You're right. It's even worse for me:

julia> @benchmark reset_x!($x) setup=without_batch(x)
BenchmarkTools.Trial: 10000 samples with 1 evaluation.
 Range (min … max):  91.472 μs … 414.889 μs  ┊ GC (min … max): 0.00% … 0.00%
 Time  (median):     92.852 μs               ┊ GC (median):    0.00%
 Time  (mean ± σ):   93.118 μs ±   3.508 μs  ┊ GC (mean ± σ):  0.00% ± 0.00%

    ▁▃▃▅▅▆▆▇▇████▇▇▆▅▅▄▃▃▂▂▁▁                            ▁     ▃
  ▆████████████████████████████▇▆▆█▇█▇█▇▇█▆▆▆▇▆▆▆▆▇▇███████▇█▇ █
  91.5 μs       Histogram: log(frequency) by time      97.7 μs <

 Memory estimate: 0 bytes, allocs estimate: 0.

julia> @benchmark reset_x!($x) setup=with_batch(x)
BenchmarkTools.Trial: 10000 samples with 1 evaluation.
 Range (min … max):  191.675 μs … 533.093 μs  ┊ GC (min … max): 0.00% … 0.00%
 Time  (median):     194.245 μs               ┊ GC (median):    0.00%
 Time  (mean ± σ):   194.754 μs ±   3.916 μs  ┊ GC (mean ± σ):  0.00% ± 0.00%

           ▃▅▇███▅▄▂                                             
  ▁▁▁▁▂▃▄▅███████████▆▅▄▃▂▂▂▂▂▂▂▂▁▂▂▂▂▂▁▂▁▂▁▁▁▁▁▁▁▁▁▁▁▁▁▁▁▁▁▁▁▁ ▃
  192 μs           Histogram: frequency by time          203 μs <

 Memory estimate: 0 bytes, allocs estimate: 0.

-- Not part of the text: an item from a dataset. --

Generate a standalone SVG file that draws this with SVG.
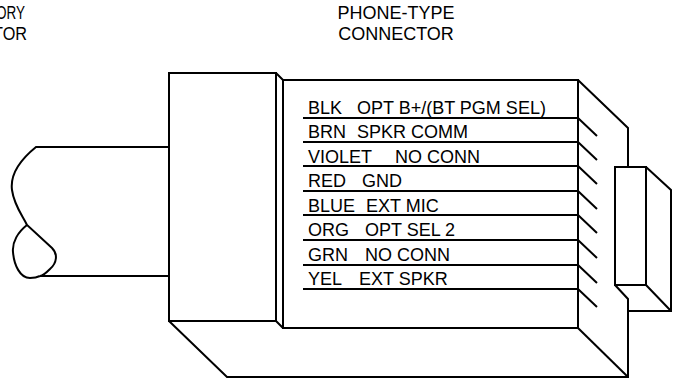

julia> @benchmark reset_x!($x) setup=with_thread(x)
BenchmarkTools.Trial: 10000 samples with 1 evaluation.
 Range (min … max):  201.894 μs … 557.973 μs  ┊ GC (min … max): 0.00% … 0.00%
 Time  (median):     205.595 μs               ┊ GC (median):    0.00%
 Time  (mean ± σ):   206.066 μs ±   6.377 μs  ┊ GC (mean ± σ):  0.00% ± 0.00%

              ▁▃▅▆▆█▇██▅▆▄▂                                      
  ▁▁▁▁▁▂▂▃▄▅▆███████████████▇▅▅▄▄▃▃▂▂▂▂▂▂▂▂▂▂▂▂▂▂▂▂▂▁▁▁▂▁▁▁▁▁▁▁ ▃
  202 μs           Histogram: frequency by time          213 μs <

 Memory estimate: 0 bytes, allocs estimate: 0.

Where would I report this to then? JuliaLang/julia?

efaulhaber avatar May 30 '23 14:05 efaulhaber

It may be interesting to uncover why. Possible ideas:

  1. Threads take a while to go to sleep; they can hog system resources until then.
  2. Clock speeds. Could mess with bios settings; I used to use the same speeds independent of the number of cores/disable boosting to mitigate this, but I believe I reverted to stock settings.
  3. Even though the code is not executed, perhaps prefetchers still fetch the memory, and this causes some synchronization overhead?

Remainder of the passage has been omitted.